First I wanted to use E+ and import the results to the CFD, but I don't know how to do it accurately, because from what I understood, the solar heat gains in E+ will be distributed in the room, instead of heating just the surface of the louvres (which are described as component blocks). Furthermore, the temperature of the blades should depend itself from the air stream above them, so a constant temperature boundary doesn't seem to be quite realistic.

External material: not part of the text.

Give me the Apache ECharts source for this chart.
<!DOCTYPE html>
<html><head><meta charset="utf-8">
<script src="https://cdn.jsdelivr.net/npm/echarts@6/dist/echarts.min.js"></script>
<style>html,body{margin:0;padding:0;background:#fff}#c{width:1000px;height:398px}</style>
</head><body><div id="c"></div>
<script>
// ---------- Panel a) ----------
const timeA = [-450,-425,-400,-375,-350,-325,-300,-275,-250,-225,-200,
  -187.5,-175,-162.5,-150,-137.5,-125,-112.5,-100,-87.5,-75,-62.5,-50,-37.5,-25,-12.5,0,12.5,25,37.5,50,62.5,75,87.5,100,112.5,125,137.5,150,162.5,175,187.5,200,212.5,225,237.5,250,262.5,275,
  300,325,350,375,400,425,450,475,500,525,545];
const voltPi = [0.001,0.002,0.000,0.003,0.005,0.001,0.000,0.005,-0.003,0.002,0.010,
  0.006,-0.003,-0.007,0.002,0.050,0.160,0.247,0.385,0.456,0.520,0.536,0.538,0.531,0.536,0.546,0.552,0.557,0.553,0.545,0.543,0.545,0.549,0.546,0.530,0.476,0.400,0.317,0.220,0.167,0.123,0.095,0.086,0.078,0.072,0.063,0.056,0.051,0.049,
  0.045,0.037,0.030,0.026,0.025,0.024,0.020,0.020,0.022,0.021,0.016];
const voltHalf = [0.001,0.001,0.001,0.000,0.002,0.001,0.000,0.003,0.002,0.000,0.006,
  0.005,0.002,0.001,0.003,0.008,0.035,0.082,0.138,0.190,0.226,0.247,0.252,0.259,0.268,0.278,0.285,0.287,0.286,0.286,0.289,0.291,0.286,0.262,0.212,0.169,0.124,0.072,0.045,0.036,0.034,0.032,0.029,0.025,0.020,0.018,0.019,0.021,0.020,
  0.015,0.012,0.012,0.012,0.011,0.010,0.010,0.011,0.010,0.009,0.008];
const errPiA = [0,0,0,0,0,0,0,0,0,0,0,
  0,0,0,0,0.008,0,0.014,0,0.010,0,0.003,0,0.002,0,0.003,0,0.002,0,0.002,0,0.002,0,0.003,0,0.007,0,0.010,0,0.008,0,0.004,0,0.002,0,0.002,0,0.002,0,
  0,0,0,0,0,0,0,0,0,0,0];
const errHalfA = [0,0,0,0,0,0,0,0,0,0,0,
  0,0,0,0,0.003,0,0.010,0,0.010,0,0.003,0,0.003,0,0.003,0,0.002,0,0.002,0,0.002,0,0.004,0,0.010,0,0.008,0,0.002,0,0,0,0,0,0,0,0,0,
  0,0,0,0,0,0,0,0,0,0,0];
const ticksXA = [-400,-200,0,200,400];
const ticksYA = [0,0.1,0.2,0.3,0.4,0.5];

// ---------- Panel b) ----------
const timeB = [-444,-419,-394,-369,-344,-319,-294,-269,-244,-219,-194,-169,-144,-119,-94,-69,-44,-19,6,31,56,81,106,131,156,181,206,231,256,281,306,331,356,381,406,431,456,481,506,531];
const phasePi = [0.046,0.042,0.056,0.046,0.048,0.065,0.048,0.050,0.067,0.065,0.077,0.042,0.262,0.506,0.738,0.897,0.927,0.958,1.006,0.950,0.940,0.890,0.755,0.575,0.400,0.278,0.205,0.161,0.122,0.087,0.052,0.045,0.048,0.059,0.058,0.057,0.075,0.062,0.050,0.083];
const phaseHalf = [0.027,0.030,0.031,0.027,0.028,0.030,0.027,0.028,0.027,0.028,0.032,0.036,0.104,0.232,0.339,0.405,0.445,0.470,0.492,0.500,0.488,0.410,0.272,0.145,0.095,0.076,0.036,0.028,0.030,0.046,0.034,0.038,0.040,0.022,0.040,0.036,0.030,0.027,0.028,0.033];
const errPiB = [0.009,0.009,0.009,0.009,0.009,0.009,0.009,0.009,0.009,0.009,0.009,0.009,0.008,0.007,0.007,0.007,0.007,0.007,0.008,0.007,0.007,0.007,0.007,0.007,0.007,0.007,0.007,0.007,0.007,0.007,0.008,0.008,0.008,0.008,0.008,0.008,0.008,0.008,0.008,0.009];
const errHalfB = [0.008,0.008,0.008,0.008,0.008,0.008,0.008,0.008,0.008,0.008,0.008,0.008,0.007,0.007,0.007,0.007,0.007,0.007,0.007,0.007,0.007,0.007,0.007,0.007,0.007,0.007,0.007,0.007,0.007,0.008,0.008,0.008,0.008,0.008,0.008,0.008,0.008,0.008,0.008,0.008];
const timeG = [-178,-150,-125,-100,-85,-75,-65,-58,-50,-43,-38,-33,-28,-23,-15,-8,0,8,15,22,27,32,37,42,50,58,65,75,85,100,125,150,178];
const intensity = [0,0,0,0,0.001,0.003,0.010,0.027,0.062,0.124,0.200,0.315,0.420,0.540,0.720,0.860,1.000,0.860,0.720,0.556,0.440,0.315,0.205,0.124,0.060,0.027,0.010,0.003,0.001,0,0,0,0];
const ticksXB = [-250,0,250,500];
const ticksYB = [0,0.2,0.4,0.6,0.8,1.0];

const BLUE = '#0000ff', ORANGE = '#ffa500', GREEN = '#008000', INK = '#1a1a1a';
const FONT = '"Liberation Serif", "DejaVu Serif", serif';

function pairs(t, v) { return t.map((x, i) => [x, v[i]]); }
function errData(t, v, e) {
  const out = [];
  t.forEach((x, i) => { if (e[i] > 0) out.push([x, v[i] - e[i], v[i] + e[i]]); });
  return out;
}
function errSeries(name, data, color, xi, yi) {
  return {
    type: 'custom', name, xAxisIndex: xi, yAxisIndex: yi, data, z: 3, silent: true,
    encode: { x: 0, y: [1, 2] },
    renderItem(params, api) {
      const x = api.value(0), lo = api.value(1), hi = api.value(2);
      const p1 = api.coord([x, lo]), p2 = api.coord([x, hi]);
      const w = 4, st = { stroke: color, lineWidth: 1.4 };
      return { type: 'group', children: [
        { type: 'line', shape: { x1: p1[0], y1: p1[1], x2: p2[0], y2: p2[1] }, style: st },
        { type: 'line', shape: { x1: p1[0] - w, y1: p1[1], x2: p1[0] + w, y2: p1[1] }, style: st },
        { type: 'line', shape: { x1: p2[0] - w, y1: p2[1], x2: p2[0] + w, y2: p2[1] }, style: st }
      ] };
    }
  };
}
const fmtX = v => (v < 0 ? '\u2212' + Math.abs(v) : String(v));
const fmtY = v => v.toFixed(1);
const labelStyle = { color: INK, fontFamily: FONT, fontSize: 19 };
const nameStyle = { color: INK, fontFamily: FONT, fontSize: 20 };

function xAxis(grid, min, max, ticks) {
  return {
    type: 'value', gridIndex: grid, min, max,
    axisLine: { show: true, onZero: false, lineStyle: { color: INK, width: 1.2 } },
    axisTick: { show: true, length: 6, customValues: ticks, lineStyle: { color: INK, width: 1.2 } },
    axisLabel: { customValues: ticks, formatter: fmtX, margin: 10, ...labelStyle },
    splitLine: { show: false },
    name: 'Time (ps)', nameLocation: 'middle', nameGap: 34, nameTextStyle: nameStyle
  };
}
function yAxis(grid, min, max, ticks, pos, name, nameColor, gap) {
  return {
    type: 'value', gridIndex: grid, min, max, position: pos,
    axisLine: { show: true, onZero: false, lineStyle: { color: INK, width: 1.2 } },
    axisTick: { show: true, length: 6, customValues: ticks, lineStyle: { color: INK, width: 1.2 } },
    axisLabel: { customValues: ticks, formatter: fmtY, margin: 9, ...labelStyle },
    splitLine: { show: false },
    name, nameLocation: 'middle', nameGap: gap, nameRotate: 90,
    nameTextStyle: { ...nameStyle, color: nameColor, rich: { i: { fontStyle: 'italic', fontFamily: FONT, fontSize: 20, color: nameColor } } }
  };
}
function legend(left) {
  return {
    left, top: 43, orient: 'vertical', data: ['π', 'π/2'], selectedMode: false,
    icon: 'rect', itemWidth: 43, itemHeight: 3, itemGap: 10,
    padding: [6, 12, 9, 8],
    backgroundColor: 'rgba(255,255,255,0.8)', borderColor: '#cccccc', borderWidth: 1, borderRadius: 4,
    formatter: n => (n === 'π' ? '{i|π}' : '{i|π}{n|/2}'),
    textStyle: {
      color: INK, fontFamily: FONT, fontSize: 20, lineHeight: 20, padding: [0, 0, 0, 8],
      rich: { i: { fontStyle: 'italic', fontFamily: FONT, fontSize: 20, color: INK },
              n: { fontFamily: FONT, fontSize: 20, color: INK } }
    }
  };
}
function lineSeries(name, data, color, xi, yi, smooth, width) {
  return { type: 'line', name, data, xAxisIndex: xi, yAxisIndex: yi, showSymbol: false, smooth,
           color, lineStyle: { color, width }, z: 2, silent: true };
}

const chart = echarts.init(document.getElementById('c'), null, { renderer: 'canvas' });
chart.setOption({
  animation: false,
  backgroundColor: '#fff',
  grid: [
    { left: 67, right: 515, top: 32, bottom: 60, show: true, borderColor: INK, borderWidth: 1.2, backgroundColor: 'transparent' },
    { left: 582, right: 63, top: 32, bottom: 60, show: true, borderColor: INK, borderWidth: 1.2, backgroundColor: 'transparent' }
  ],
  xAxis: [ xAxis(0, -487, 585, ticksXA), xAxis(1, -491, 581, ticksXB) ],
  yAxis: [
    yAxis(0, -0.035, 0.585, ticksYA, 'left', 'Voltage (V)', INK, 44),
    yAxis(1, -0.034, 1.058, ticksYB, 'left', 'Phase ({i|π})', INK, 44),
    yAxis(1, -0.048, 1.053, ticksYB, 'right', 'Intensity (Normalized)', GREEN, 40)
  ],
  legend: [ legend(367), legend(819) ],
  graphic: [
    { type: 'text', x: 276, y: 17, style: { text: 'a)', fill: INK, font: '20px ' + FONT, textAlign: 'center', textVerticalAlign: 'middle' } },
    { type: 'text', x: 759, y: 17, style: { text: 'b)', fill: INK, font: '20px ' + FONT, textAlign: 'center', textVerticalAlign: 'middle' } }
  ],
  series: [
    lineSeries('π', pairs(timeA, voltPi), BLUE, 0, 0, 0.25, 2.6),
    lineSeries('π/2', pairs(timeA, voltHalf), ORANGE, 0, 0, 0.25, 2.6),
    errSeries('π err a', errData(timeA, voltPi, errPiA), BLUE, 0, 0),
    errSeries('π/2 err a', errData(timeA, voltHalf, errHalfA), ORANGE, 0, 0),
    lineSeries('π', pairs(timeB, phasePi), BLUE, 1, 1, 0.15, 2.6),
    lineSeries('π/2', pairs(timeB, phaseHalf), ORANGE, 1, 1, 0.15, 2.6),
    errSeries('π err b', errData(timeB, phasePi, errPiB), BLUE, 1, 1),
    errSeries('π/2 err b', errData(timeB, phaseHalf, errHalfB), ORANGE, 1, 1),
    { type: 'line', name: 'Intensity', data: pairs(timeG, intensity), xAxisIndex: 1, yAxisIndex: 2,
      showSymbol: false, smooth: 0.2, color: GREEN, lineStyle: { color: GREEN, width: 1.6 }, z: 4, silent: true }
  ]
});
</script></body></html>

A second option would be to use a flux boundary condition on the blades, that I could calculate "by hand" using the incident solar radiation. Would that be more correct? This option implies is also not very realistic because obviously if the air above the blade is hotter the heat flux will be smaller. That is, the total radiative + convective heat flux should be equal to the incident solar radiation at equilibrium, but it is hard to tell what proportion of the heat will be sent as radiation to the outside in which proportion will heat the air above the blade.
Another issue: in the first place I will consider a forced ventilation, place air flux boundary conditions at the bottom and top extremities and try to calculate the temperature difference. But ideally I would like to model the natural ventilation by chimney effect. Is that possible?
I'm aware it's not an easy design to model, but if anyone has an idea of how to handle it (even with a lot of simplifications) it would be great!